At the risk of being overly cheeky, an "openness to children" has been far more of a problem within the Roman clergy than the lack of it has been for their laity.

Tobias Stanislas Haller BSG said...

Indeed, Mimi. It's like seeking advice from blind art critics...

Tim, as the Mad Priest would say, Kindly leave the stage... ;-)

Tim said...


Thank you, Tobias. After a long and dreary day, your witty riposte is as a leaven to my heart.

Tobias Stanislas Haller BSG said...

Thanks, Tim. (BTW, love the cat avatar).

Further to Mimi's note, it struck me that when the Roman Church opines on this subject, we are listening to a group of people 98% or so of which have absolutely no experience of the thing about which they quite literally pontificate.

It also strikes me that their approach to marriage, fixated on its functions rather than its essence, is like the funtionalist/modalist error in Trinitarian theology.

More food for thought. Thanks to you both!

JCF said...

The thing that chaps my...donkey, Tobias, is that your argument would hold even if we were talking about Christian Marriage.

...but this RC Concern-Troll screed is in response to what is purely CIVIL marriage! In 2013, does the RCC *still* not grasp the Church/State distinction?

Tobias Stanislas Haller BSG said...

Yes, JCF. And what is odd is that the Roman Church (I'm no longer going to refer to them as "catholic") does precisely make that distinction. Civil marriage isn't "holy matrimony" and is not o.k. for Romans to engage in absent approval and succeeding church rites.

The situation in England is a bit different from here in the US, but not that different!

musculars said...

Your statement attests to the brittle state of ecumenical relations between the mainline Christian churches and the Roman Catholic Ecclesial Community

This is not only found in the binary relationships but also globally with the widely divergent views regarding interactions with the society as a whole. The presumption of the RCC hierarchy is that any rational person must accept the premises of natural law

The hierarchs then proceed to appropriate the authoritative role of reason based on nothing more than their assertions rather then engaging in the more arduous and more fruitful task of dialogue in a common search for either truth or accommodation when no agreements are forthcoming. Rather than gaining respect despite a difference of opinion they garner contempt for a winner takes all attitude that takes no due notice of their opponents or co religionists as truth takes no prisoners.
We would however be remiss in acting the same way as the hierarchy does if we do not acknowledge as catholic the faithful in the RCC manifesting the gospel in word and deed in frequent opposition to or in benign neglect of the bishops.
Belatedly the bishops have discovered this church triumphant hasn't worked out too well for them now anymore than it has in the past.

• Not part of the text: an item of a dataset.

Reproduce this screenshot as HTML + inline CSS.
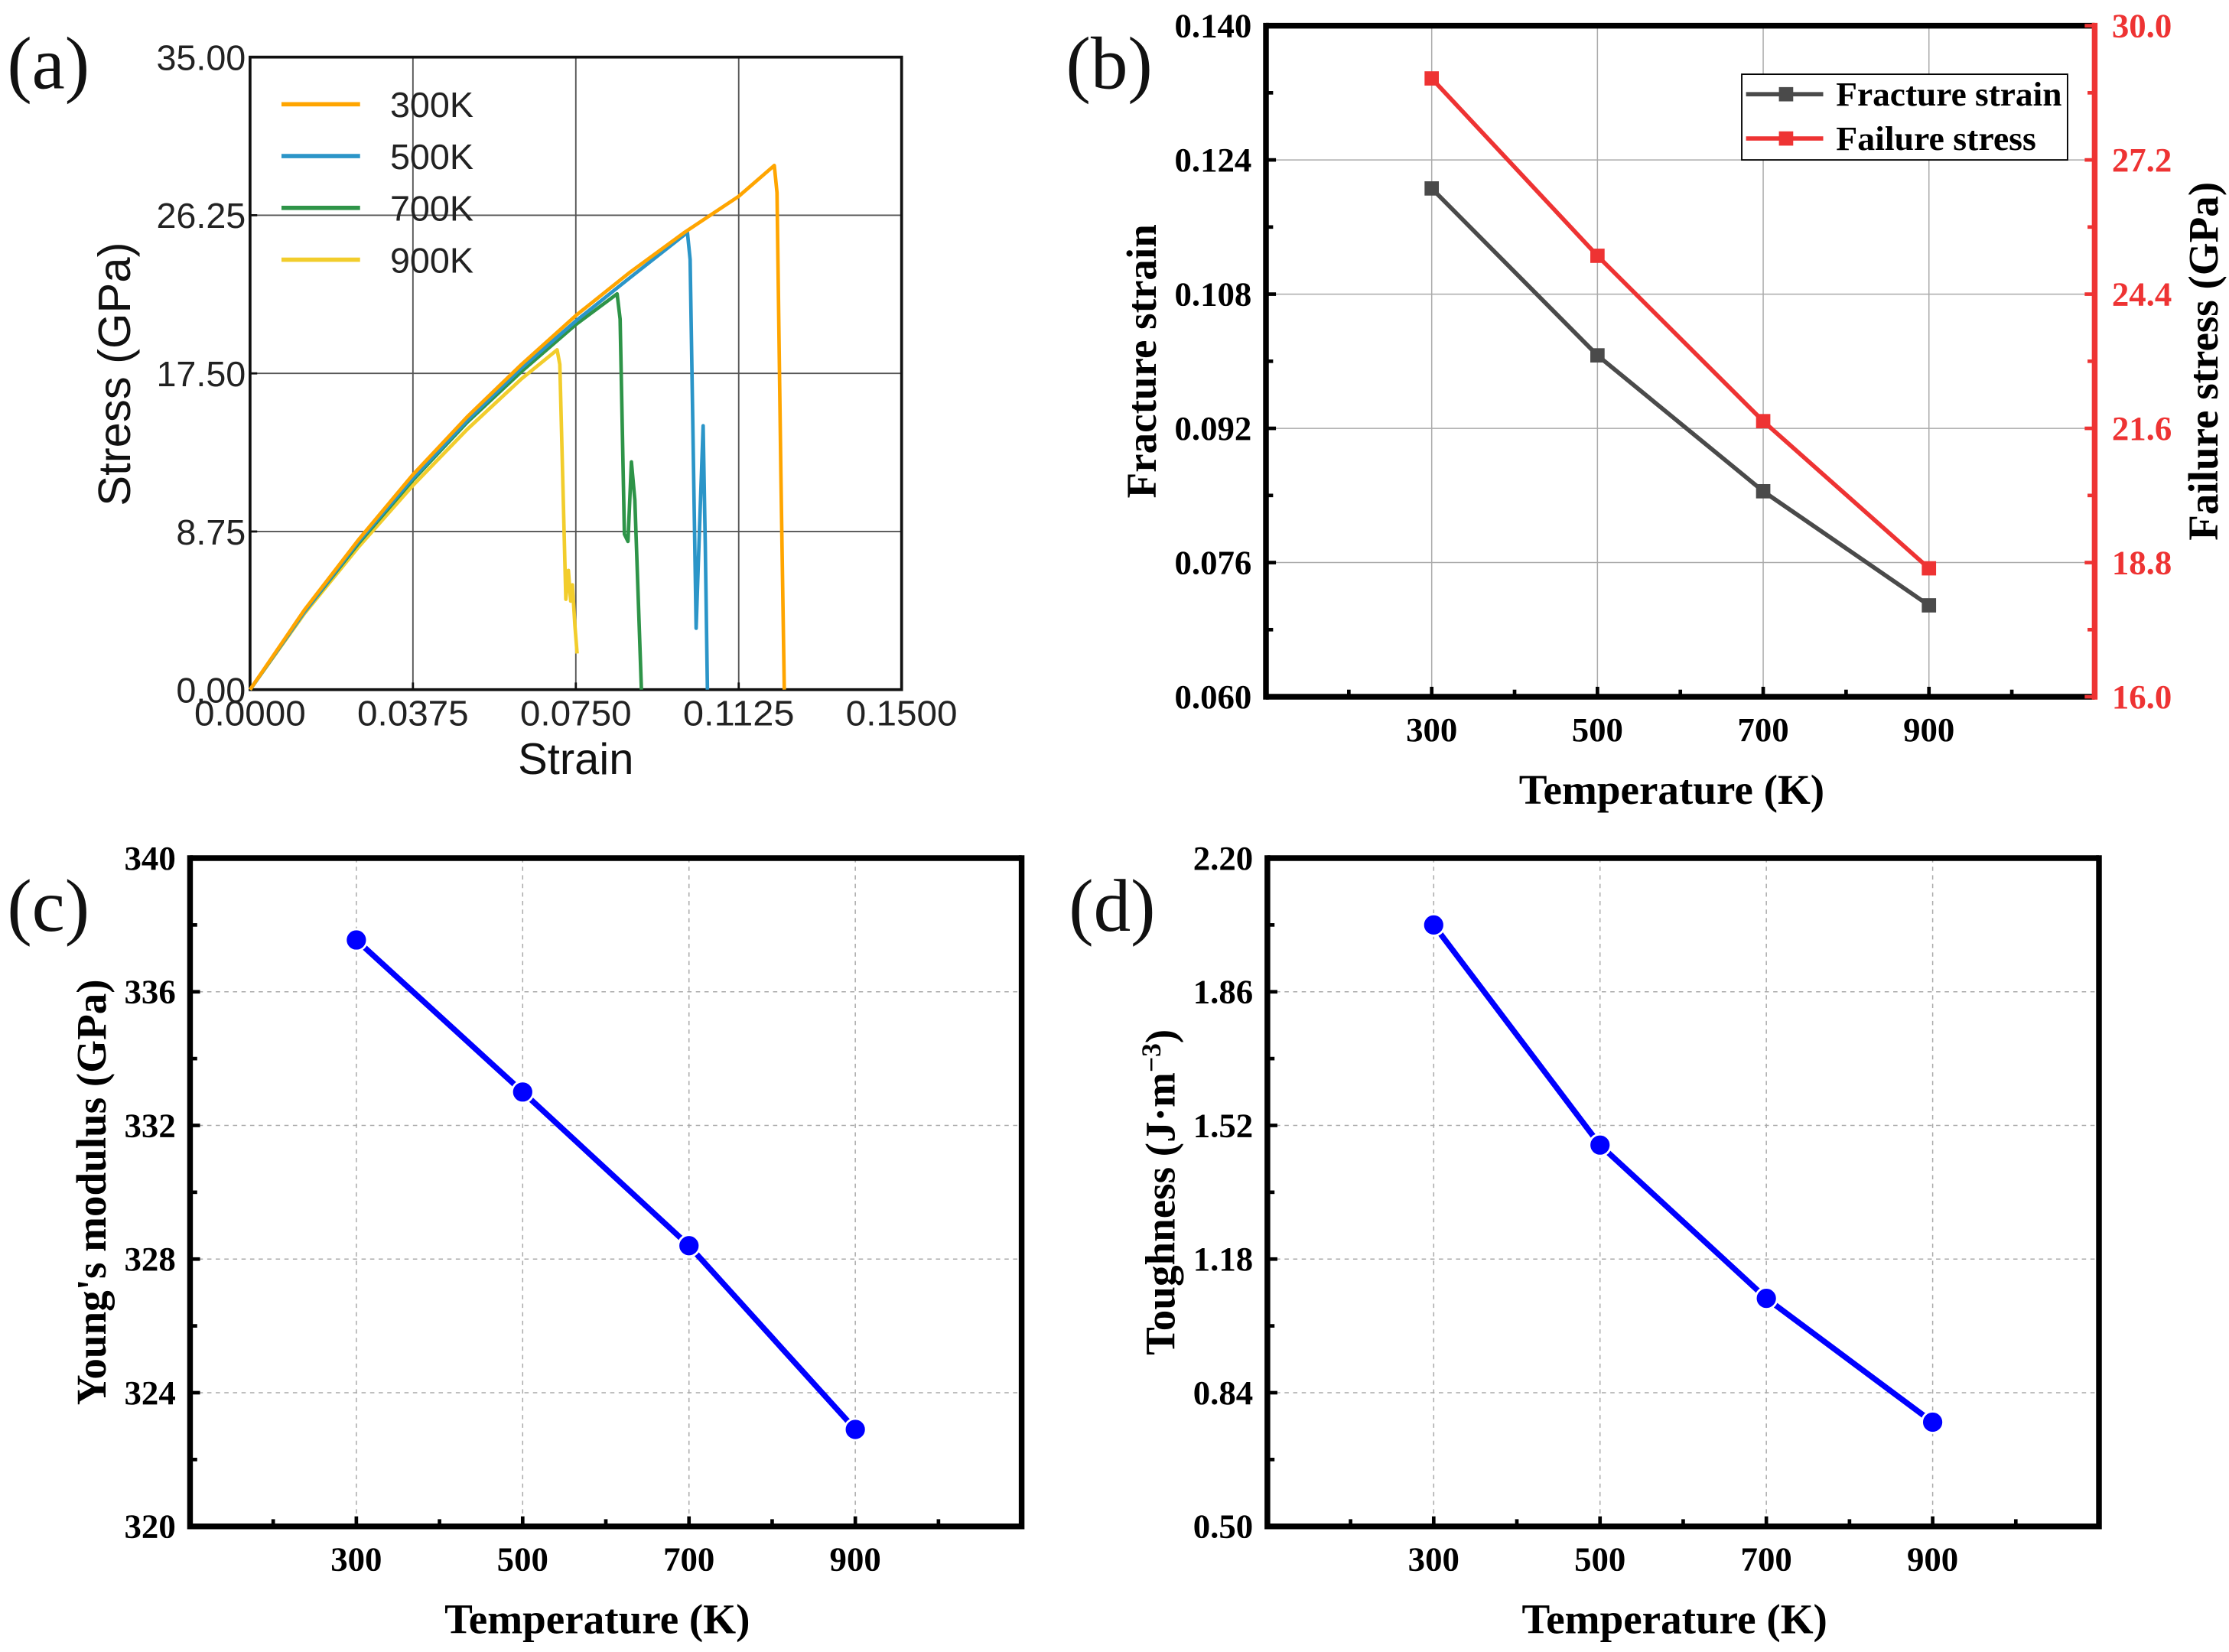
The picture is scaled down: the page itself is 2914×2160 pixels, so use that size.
<!DOCTYPE html>
<html><head><meta charset="utf-8"><style>
html,body{margin:0;padding:0;background:#fff}
svg{display:block}
</style></head><body>
<svg id="fig" xmlns="http://www.w3.org/2000/svg" width="2914" height="2160" viewBox="0 0 1560 1157" preserveAspectRatio="none">
<rect width="1560" height="1157" fill="#fff"/>
</svg>
<script>
// ---------- Panel (a) data ----------
const aX300=[0,0.0125,0.025,0.0375,0.05,0.0625,0.075,0.0875,0.1,0.1125,0.1207,0.1213,0.1222,0.1230];
const aY300=[0,4.4,8.3,11.9,15.1,18.0,20.7,23.1,25.3,27.3,29.0,27.5,12.0,0];
const aX500=[0,0.0125,0.025,0.0375,0.05,0.0625,0.075,0.0875,0.1007,0.1013,0.1027,0.1035,0.1043,0.1048,0.1053];
const aY500=[0,4.3,8.2,11.7,14.9,17.8,20.4,22.8,25.3,23.8,3.4,9,14.6,8,0];
const aX700=[0,0.0125,0.025,0.0375,0.05,0.0625,0.075,0.0845,0.0852,0.0862,0.0870,0.0878,0.0886,0.0901];
const aY700=[0,4.3,8.1,11.6,14.8,17.6,20.2,21.9,20.5,8.6,8.2,12.6,10.5,0];
const aX900=[0,0.0125,0.025,0.0375,0.05,0.0625,0.0707,0.0713,0.0727,0.0733,0.0738,0.0742,0.0748,0.0753];
const aY900=[0,4.2,7.9,11.3,14.4,17.2,18.8,18.0,5.0,6.6,4.9,5.8,3.5,2.0];
const aTicksX=["0.0000","0.0375","0.0750","0.1125","0.1500"];
const aTicksY=["0.00","8.75","17.50","26.25","35.00"];
const aLegend=["300K","500K","700K","900K"];
// ---------- Panel (b) data ----------
const temps=[300,500,700,900];
const fracStrain=[0.1206,0.1007,0.0845,0.0709];
const failStress=[28.9,25.2,21.75,18.68];
const bTicksL=["0.060","0.076","0.092","0.108","0.124","0.140"];
const bTicksR=["16.0","18.8","21.6","24.4","27.2","30.0"];
const xTickLabels=["300","500","700","900"];
// ---------- Panel (c) data ----------
const youngs=[337.55,333.0,328.4,322.9];
const cTicks=["320","324","328","332","336","340"];
// ---------- Panel (d) data ----------
const tough=[2.03,1.47,1.08,0.765];
const dTicks=["0.50","0.84","1.18","1.52","1.86","2.20"];

const svg=document.getElementById('fig');
const NS="http://www.w3.org/2000/svg";
function mk(tag,attrs,parent,text){const e=document.createElementNS(NS,tag);for(const k in attrs)e.setAttribute(k,attrs[k]);if(text!==undefined)e.textContent=text;(parent||svg).appendChild(e);return e;}
function lin(d0,d1,r0,r1){return v=>r0+(v-d0)/(d1-d0)*(r1-r0);}
const SERIF='"Liberation Serif", serif', SANS='"Liberation Sans", sans-serif';
const TICK=24, TITLE=29.5, PL=52;

// ===== Panel (a) =====
{
const g=mk('g',{});


const L=175,R=631,T=40,B=483;
const sx=lin(0,0.15,L,R), sy=lin(0,35,B,T);
for(let i=1;i<4;i++){const x=sx(0.0375*i);const l=mk('line',{x1:x,x2:x,y1:T,y2:B,stroke:'#555','stroke-width':1},g);}
for(let i=1;i<4;i++){const y=sy(8.75*i);const l=mk('line',{x1:L,x2:R,y1:y,y2:y,stroke:'#555','stroke-width':1},g);}
const fr=mk('rect',{x:L,y:T,width:R-L,height:B-T,fill:'none',stroke:'#111','stroke-width':2},g);
aTicksX.forEach((t,i)=>{const v=parseFloat(t);const x=sx(v);mk('line',{x1:x,x2:x,y1:B,y2:B-5,stroke:'#111','stroke-width':1.5},g);const tx=mk('text',{x:x,y:B+25,'font-family':SANS,'font-size':25,'text-anchor':'middle',fill:'#222',textLength:78,lengthAdjust:'spacingAndGlyphs'},g,t);});
aTicksY.forEach((t,i)=>{const v=parseFloat(t);const y=sy(v);mk('line',{x1:L,x2:L+5,y1:y,y2:y,stroke:'#111','stroke-width':1.5},g);const tx=mk('text',{x:L-3,y:y+9,'font-family':SANS,'font-size':25,'text-anchor':'end',fill:'#222'},g,t);});
const series=[[aX300,aY300,'#FFA500'],[aX500,aY500,'#2B95C8'],[aX700,aY700,'#2E9448'],[aX900,aY900,'#F2CD2C']];
series.slice().reverse().forEach((s,j)=>{const pts=s[0].map((v,i)=>sx(v).toFixed(1)+','+sy(s[1][i]).toFixed(1)).join(' ');const p=mk('polyline',{points:pts,fill:'none',stroke:s[2],'stroke-width':2.5,'stroke-linejoin':'round'},g);});
aLegend.forEach((n,i)=>{const y=73+i*36.3;const l=mk('line',{x1:197,x2:252,y1:y,y2:y,stroke:series[i][2],'stroke-width':3},g);const t=mk('text',{x:273,y:y+9,'font-family':SANS,'font-size':25,fill:'#222'},g,n);});
const xt=mk('text',{x:403,y:542,'font-family':SANS,'font-size':31,'text-anchor':'middle',fill:'#111'},g,'Strain');
const yt=mk('text',{x:0,y:0,transform:'translate(91,262) rotate(-90)','font-family':SANS,'font-size':32,'text-anchor':'middle',fill:'#111'},g,'Stress (GPa)');
const pl=mk('text',{x:5,y:62,'font-family':SERIF,'font-size':PL,fill:'#111'},g,'(a)');
}

// ===== generic origin-style panel =====
function panel(opts){
const g=mk('g',{});


const {L,R,T,B}=opts;
const sx=lin(100,1100,L,R);
const ticks=opts.yTicks.map(parseFloat);
const sy=lin(ticks[0],ticks[ticks.length-1],B,T);
temps.forEach(t=>{const x=sx(t);const l=mk('line',{x1:x,x2:x,y1:T,y2:B,stroke:'#aaa','stroke-width':0.8,'stroke-dasharray':opts.dash||'none'},g);});
ticks.slice(1,-1).forEach(v=>{const y=sy(v);const l=mk('line',{x1:L,x2:R,y1:y,y2:y,stroke:'#aaa','stroke-width':0.8,'stroke-dasharray':opts.dash||'none'},g);});
mk('line',{x1:L,x2:R,y1:T,y2:T,stroke:'#000','stroke-width':4},g);
mk('line',{x1:L,x2:R,y1:B,y2:B,stroke:'#000','stroke-width':4},g);
mk('line',{x1:L,x2:L,y1:T-2,y2:B+2,stroke:'#000','stroke-width':4},g);
mk('line',{x1:R,x2:R,y1:T-2,y2:B+2,stroke:opts.rightColor||'#000','stroke-width':4},g);
for(let v=200;v<=1000;v+=100){const x=sx(v);mk('line',{x1:x,x2:x,y1:B,y2:B-(v%200===100?7:5),stroke:'#000','stroke-width':2.5},g);}
opts.xLabels.forEach((t,i)=>{const tx=mk('text',{x:sx(temps[i]),y:B+31,'font-family':SERIF,'font-weight':'bold','font-size':TICK,'text-anchor':'middle',fill:'#000'},g,t);});
for(let i=0;i<ticks.length;i++){const y=sy(ticks[i]);mk('line',{x1:L,x2:L+7,y1:y,y2:y,stroke:'#000','stroke-width':2.5},g);if(i<ticks.length-1){const ym=sy((ticks[i]+ticks[i+1])/2);mk('line',{x1:L,x2:L+5,y1:ym,y2:ym,stroke:'#000','stroke-width':2.5},g);}
const tx=mk('text',{x:L-10,y:y+8,'font-family':SERIF,'font-weight':'bold','font-size':TICK,'text-anchor':'end',fill:'#000'},g,opts.yTicks[i]);}
const xt=mk('text',{x:(L+R)/2-6,y:B+75,'font-family':SERIF,'font-weight':'bold','font-size':TITLE,'text-anchor':'middle',fill:'#000'},g,'Temperature (K)');
const yt=mk('text',{x:0,y:0,transform:`translate(${opts.yTitleX},${(T+B)/2}) rotate(-90)`,'font-family':SERIF,'font-weight':'bold','font-size':TITLE,'text-anchor':'middle',fill:'#000'},g);

if(opts.yTitleHtml){opts.yTitleHtml(yt);}else yt.textContent=opts.yTitle;
const pl=mk('text',{x:opts.labelX,y:opts.labelY,'font-family':SERIF,'font-size':PL,fill:'#111'},g,opts.label);
return {g,sx,sy};
}

// ===== Panel (b) =====
{
const L=886,R=1466,T=18,B=488;
const {g,sx,sy}=panel({name:'panel-b',L,R,T,B,yTicks:bTicksL,xLabels:xTickLabels,yTitle:'Fracture strain',yTitleX:809,label:'(b)',labelX:746,labelY:62,rightColor:'#EE3333'});
const sr=lin(16,30,B,T);
for(let i=0;i<bTicksR.length;i++){const v=parseFloat(bTicksR[i]);const y=sr(v);mk('line',{x1:R,x2:R-7,y1:y,y2:y,stroke:'#EE3333','stroke-width':2.5},g);if(i<bTicksR.length-1){const ym=sr(v+1.4);mk('line',{x1:R,x2:R-5,y1:ym,y2:ym,stroke:'#EE3333','stroke-width':2.5},g);}
const tx=mk('text',{x:R+12,y:y+8,'font-family':SERIF,'font-weight':'bold','font-size':TICK,'text-anchor':'start',fill:'#EE3333'},g,bTicksR[i]);}
const rt=mk('text',{x:0,y:0,transform:`translate(1552,${(T+B)/2}) rotate(-90)`,'font-family':SERIF,'font-weight':'bold','font-size':TITLE,'text-anchor':'middle',fill:'#000'},g,'Failure stress (GPa)');
const p1=mk('polyline',{points:temps.map((t,i)=>sx(t)+','+sy(fracStrain[i])).join(' '),fill:'none',stroke:'#4A4A4A','stroke-width':3},g);
temps.forEach((t,i)=>{const r=mk('rect',{x:sx(t)-5,y:sy(fracStrain[i])-5,width:10,height:10,fill:'#4A4A4A'},g);});
const p2=mk('polyline',{points:temps.map((t,i)=>sx(t)+','+sr(failStress[i])).join(' '),fill:'none',stroke:'#EE3333','stroke-width':3},g);
temps.forEach((t,i)=>{const r=mk('rect',{x:sx(t)-5,y:sr(failStress[i])-5,width:10,height:10,fill:'#EE3333'},g);});
const lg=mk('g',{},g);
mk('rect',{x:1219,y:52,width:228,height:60,fill:'#fff',stroke:'#000','stroke-width':1},lg);
mk('line',{x1:1222,x2:1276,y1:66,y2:66,stroke:'#4A4A4A','stroke-width':3},lg);mk('rect',{x:1245,y:61,width:10,height:10,fill:'#4A4A4A'},lg);
const t1=mk('text',{x:1285,y:74,'font-family':SERIF,'font-weight':'bold','font-size':24,fill:'#000',textLength:158,lengthAdjust:'spacingAndGlyphs'},lg,'Fracture strain');
mk('line',{x1:1222,x2:1276,y1:97,y2:97,stroke:'#EE3333','stroke-width':3},lg);mk('rect',{x:1245,y:92,width:10,height:10,fill:'#EE3333'},lg);
const t2=mk('text',{x:1285,y:105,'font-family':SERIF,'font-weight':'bold','font-size':24,fill:'#000',textLength:140,lengthAdjust:'spacingAndGlyphs'},lg,'Failure stress');
}

// ===== Panel (c) =====
{
const {g,sx,sy}=panel({name:'panel-c',L:133,R:715,T:601,B:1069,yTicks:cTicks,xLabels:xTickLabels,yTitle:"Young's modulus (GPa)",yTitleX:74,label:'(c)',labelX:5,labelY:652,dash:'3,3'});
const p=mk('polyline',{points:temps.map((t,i)=>sx(t)+','+sy(youngs[i])).join(' '),fill:'none',stroke:'#0000FF','stroke-width':4},g);
temps.forEach((t,i)=>{const c=mk('circle',{cx:sx(t),cy:sy(youngs[i]),r:7.5,fill:'#0000FF',stroke:'#fff','stroke-width':1.5},g);});
}

// ===== Panel (d) =====
{
const {g,sx,sy}=panel({name:'panel-d',L:887,R:1469,T:601,B:1069,yTicks:dTicks,xLabels:xTickLabels,yTitle:'',yTitleX:822,label:'(d)',labelX:748,labelY:652,dash:'3,3',
 yTitleHtml:(el)=>{el.textContent='Toughness (J\u00B7m';const s=mk('tspan',{dy:-10,'font-size':19},el,'\u22123');const s2=mk('tspan',{dy:10},el,')');}});
const p=mk('polyline',{points:temps.map((t,i)=>sx(t)+','+sy(tough[i])).join(' '),fill:'none',stroke:'#0000FF','stroke-width':4},g);
temps.forEach((t,i)=>{const c=mk('circle',{cx:sx(t),cy:sy(tough[i]),r:7.5,fill:'#0000FF',stroke:'#fff','stroke-width':1.5},g);});
}
</script>
</body></html>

Tobias Stanislas Haller BSG said...

Thank you, M. This is the peril of a magisterium that rests on its laurels and simply does not have a built-in corrective mechanism. The result is punctuated equilibrium rather than slow and steady development.

I'm not sure the analogy holds up entirely, but the image that pops into my head is that of Ulysses chained to the mast, while his crew has its ears stuffed with wax. He hears the siren song but is unable to move, the crew does not hear it, but nor does it hear his commands to obey him, to set him free.

musculars said...

Actually a splendid analogy, however the Maigritte image was exceptional and stays with me.